## BEGIN DATA RECORDS
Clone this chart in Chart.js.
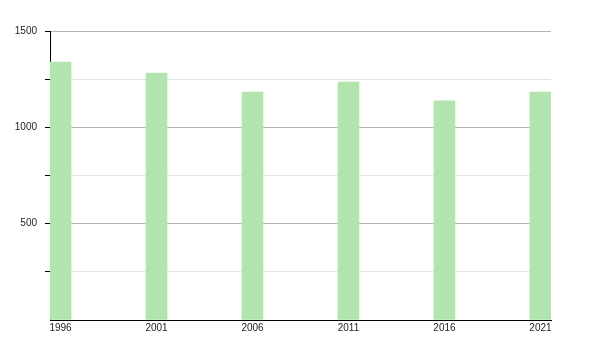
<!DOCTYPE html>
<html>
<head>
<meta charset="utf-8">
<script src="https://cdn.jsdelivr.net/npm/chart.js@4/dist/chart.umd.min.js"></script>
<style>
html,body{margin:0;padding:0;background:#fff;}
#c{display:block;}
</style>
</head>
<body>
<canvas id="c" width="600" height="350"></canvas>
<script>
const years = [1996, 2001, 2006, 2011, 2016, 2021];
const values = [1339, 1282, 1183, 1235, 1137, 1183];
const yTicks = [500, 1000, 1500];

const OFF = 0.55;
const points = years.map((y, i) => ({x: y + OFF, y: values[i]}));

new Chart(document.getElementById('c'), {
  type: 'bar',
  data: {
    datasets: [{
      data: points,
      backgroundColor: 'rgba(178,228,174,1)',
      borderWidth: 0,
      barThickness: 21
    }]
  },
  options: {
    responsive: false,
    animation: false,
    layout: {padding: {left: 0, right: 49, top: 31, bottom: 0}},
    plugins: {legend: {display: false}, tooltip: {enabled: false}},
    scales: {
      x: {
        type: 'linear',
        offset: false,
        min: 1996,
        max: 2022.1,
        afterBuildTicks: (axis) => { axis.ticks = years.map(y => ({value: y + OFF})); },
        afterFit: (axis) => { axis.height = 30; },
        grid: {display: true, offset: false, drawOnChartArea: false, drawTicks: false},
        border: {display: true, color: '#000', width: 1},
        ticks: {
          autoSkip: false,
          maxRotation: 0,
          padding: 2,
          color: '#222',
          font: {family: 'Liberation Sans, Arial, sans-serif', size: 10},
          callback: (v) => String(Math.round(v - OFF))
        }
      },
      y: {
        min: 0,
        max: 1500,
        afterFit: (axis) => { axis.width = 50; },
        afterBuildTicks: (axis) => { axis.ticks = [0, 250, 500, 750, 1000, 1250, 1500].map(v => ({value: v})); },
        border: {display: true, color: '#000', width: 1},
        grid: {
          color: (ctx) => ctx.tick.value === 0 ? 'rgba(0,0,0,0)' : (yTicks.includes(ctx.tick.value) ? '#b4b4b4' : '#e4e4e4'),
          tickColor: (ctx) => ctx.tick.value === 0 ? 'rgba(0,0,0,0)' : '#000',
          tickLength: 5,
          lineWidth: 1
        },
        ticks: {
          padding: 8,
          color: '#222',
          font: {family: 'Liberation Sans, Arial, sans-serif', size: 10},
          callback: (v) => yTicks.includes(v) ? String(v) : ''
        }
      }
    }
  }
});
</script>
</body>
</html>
## END DATA RECORDS
## BEGIN DATA RECORDS
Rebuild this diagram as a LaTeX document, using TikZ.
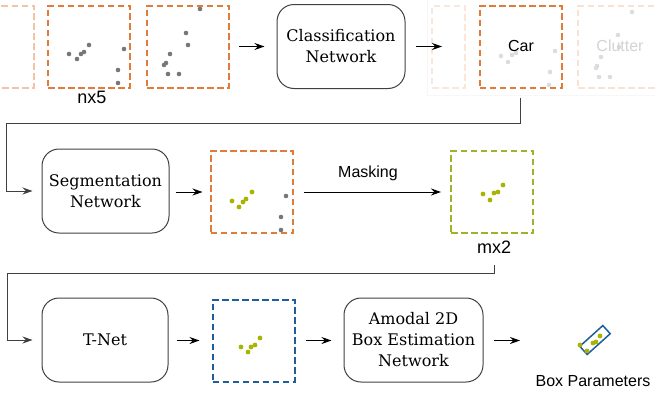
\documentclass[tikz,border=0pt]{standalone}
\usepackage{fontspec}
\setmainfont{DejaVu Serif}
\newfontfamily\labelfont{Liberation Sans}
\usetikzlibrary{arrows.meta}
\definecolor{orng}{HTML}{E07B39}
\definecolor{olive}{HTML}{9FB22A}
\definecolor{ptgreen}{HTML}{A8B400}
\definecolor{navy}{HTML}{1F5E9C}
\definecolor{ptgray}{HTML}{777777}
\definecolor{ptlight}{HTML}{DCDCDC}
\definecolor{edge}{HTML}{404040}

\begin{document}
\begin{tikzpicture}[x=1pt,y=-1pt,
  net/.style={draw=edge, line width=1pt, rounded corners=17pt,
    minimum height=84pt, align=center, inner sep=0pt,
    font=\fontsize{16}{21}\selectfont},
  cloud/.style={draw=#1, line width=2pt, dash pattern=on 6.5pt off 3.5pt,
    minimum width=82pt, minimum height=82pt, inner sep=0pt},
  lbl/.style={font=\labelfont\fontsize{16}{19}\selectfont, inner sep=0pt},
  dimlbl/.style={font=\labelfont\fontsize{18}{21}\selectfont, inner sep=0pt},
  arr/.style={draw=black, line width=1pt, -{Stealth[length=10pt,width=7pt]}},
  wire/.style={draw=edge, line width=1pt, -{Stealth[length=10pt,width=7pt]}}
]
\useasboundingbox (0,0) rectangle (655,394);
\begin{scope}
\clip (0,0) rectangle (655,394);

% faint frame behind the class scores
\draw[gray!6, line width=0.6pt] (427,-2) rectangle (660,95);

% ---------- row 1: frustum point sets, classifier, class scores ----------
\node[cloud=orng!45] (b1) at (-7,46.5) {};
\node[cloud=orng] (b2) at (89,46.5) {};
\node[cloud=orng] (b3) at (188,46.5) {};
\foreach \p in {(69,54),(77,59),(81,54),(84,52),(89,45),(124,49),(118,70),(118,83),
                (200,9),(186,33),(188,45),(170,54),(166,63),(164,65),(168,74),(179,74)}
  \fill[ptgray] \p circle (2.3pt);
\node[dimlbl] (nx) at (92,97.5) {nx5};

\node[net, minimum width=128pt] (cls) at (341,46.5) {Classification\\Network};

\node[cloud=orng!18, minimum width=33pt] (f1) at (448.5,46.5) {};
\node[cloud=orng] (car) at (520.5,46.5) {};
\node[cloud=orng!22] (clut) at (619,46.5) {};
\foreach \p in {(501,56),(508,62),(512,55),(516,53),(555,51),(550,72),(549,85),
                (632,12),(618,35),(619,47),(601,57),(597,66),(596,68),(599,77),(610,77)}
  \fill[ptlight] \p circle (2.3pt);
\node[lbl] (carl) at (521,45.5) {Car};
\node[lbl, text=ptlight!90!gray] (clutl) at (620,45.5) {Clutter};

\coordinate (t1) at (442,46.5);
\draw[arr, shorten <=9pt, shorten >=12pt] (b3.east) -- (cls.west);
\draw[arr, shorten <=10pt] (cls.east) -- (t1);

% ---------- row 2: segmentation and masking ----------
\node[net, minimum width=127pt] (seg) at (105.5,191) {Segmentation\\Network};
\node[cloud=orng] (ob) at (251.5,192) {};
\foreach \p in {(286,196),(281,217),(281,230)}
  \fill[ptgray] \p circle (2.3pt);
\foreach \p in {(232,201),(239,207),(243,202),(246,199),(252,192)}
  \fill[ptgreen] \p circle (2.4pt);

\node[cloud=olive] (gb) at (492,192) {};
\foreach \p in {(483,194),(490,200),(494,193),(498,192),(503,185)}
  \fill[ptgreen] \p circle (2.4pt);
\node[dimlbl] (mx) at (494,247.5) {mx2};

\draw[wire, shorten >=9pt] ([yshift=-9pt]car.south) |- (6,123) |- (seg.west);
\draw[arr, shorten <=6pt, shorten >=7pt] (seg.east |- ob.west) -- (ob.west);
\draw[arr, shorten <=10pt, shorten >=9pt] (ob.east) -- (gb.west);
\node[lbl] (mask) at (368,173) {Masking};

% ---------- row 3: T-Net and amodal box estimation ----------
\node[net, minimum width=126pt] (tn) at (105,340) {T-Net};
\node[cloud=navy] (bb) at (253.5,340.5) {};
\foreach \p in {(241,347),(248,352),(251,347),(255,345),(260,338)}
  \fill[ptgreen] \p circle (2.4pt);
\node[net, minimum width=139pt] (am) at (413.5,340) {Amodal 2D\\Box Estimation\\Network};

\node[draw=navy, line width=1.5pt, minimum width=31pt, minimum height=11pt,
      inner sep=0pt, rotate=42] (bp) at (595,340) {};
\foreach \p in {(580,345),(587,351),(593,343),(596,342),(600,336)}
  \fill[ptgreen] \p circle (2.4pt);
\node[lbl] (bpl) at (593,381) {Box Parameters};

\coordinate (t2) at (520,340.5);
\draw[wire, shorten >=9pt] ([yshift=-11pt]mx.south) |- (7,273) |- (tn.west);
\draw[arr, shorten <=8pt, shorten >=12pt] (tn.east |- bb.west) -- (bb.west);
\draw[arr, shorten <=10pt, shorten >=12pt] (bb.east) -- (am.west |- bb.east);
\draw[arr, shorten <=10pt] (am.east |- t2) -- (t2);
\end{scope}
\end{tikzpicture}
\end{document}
## END DATA RECORDS
**BRIEF:** Only the stretch from the line with "Rebuild this diagram" through the line with "(427,-2) rectangle (660,95);" should be copied, exactly and with both ends. Drop the pictures.

**ANSWER TO THE PROBLEM:**
Rebuild this diagram as a LaTeX document, using TikZ.
\documentclass[tikz,border=0pt]{standalone}
\usepackage{fontspec}
\setmainfont{DejaVu Serif}
\newfontfamily\labelfont{Liberation Sans}
\usetikzlibrary{arrows.meta}
\definecolor{orng}{HTML}{E07B39}
\definecolor{olive}{HTML}{9FB22A}
\definecolor{ptgreen}{HTML}{A8B400}
\definecolor{navy}{HTML}{1F5E9C}
\definecolor{ptgray}{HTML}{777777}
\definecolor{ptlight}{HTML}{DCDCDC}
\definecolor{edge}{HTML}{404040}

\begin{document}
\begin{tikzpicture}[x=1pt,y=-1pt,
  net/.style={draw=edge, line width=1pt, rounded corners=17pt,
    minimum height=84pt, align=center, inner sep=0pt,
    font=\fontsize{16}{21}\selectfont},
  cloud/.style={draw=#1, line width=2pt, dash pattern=on 6.5pt off 3.5pt,
    minimum width=82pt, minimum height=82pt, inner sep=0pt},
  lbl/.style={font=\labelfont\fontsize{16}{19}\selectfont, inner sep=0pt},
  dimlbl/.style={font=\labelfont\fontsize{18}{21}\selectfont, inner sep=0pt},
  arr/.style={draw=black, line width=1pt, -{Stealth[length=10pt,width=7pt]}},
  wire/.style={draw=edge, line width=1pt, -{Stealth[length=10pt,width=7pt]}}
]
\useasboundingbox (0,0) rectangle (655,394);
\begin{scope}
\clip (0,0) rectangle (655,394);

% faint frame behind the class scores
\draw[gray!6, line width=0.6pt] (427,-2) rectangle (660,95);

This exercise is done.